* _WHAT YOU ARE ASKED TO DO_: Tally how many lines hold the string "with". Your reply should be that number alone.

* _AVAILABLE RECORDS_:
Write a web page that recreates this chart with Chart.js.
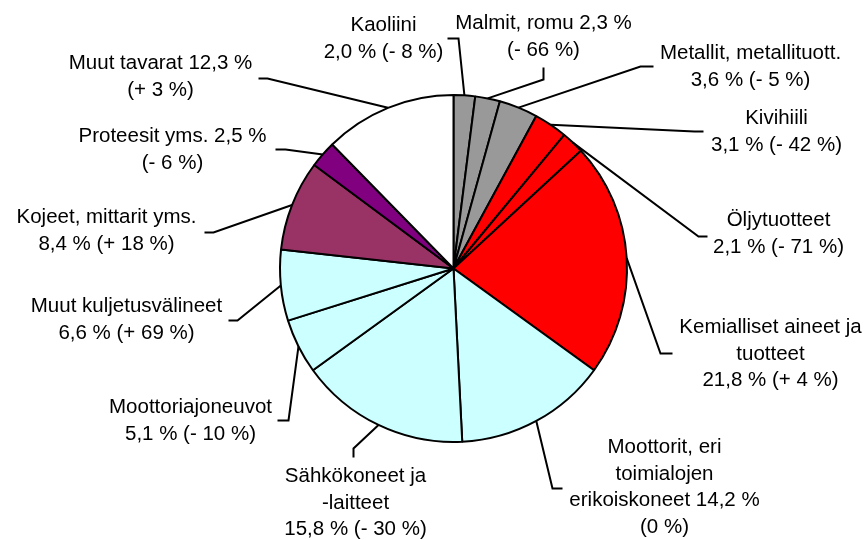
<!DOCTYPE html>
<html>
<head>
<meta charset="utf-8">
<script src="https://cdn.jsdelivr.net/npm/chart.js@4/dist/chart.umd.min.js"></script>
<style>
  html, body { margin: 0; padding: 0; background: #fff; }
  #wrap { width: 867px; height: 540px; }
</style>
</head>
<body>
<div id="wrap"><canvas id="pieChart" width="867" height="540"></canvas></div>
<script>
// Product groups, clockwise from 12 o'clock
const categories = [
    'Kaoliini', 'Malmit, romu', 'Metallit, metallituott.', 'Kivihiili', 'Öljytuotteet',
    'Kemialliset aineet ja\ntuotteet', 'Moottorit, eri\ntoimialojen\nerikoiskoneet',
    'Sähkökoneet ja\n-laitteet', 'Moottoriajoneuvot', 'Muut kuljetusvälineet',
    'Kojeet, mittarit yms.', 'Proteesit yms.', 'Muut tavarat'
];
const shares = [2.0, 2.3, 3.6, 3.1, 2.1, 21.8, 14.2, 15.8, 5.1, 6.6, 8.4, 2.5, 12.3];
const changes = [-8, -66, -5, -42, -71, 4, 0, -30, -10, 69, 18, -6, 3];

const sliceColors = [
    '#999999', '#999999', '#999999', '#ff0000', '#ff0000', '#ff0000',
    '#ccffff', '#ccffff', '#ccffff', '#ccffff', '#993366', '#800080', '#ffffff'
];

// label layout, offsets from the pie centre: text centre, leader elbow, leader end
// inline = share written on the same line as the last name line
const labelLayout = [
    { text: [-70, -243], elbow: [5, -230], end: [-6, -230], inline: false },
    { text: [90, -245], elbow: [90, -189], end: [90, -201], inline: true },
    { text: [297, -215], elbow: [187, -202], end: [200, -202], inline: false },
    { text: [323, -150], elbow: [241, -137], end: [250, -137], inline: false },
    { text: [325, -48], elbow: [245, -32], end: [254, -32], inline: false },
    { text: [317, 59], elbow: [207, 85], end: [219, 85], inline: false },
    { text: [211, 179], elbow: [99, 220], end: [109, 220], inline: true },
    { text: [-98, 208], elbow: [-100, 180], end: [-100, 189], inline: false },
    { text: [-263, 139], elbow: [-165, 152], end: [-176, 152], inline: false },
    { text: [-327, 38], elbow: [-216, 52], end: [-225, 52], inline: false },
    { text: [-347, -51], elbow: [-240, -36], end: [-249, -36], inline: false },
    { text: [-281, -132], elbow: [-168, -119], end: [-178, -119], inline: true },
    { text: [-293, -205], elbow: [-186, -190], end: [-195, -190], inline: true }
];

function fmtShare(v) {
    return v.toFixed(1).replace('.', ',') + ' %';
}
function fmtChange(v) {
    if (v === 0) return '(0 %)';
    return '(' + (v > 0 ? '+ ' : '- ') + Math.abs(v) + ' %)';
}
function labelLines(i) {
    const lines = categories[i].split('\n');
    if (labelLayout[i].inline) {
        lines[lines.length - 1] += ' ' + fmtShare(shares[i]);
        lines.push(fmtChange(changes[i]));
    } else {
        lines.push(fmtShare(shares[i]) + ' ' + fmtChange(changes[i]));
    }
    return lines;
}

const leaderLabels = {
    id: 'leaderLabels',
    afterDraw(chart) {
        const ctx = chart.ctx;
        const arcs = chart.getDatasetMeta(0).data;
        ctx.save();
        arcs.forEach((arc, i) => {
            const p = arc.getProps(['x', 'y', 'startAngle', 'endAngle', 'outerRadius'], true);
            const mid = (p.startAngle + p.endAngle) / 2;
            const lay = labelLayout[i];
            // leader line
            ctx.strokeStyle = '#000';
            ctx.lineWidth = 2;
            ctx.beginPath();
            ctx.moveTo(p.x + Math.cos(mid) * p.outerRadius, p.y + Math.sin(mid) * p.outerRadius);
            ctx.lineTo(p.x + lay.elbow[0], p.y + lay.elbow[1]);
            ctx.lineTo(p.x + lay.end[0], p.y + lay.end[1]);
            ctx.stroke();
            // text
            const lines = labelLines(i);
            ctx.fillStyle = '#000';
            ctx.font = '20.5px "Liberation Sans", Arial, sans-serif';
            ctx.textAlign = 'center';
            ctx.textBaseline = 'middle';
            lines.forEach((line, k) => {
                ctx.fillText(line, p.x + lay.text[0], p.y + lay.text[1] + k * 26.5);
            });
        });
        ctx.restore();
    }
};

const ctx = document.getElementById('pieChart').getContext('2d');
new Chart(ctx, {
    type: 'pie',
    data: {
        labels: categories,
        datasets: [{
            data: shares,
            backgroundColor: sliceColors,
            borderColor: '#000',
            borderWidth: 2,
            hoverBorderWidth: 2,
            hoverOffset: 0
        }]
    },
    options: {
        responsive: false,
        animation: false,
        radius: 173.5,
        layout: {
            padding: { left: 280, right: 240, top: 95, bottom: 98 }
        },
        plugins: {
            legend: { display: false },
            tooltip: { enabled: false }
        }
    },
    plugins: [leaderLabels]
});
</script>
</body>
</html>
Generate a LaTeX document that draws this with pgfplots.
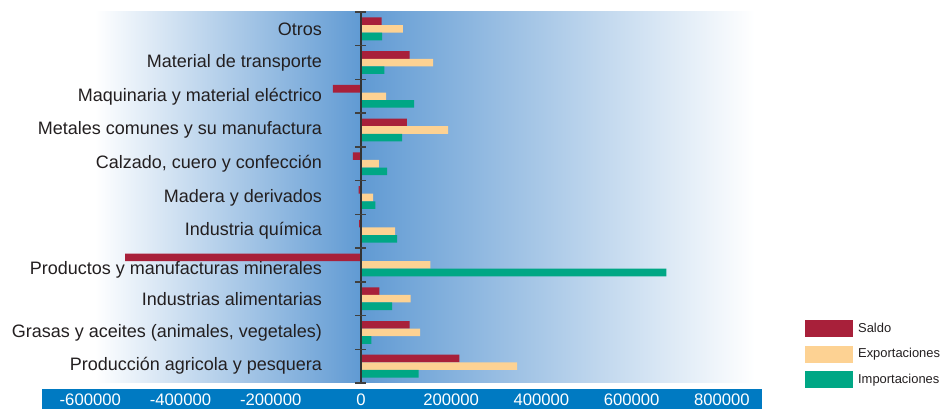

* _RESPONSE FOR THIS EXERCISE_: 2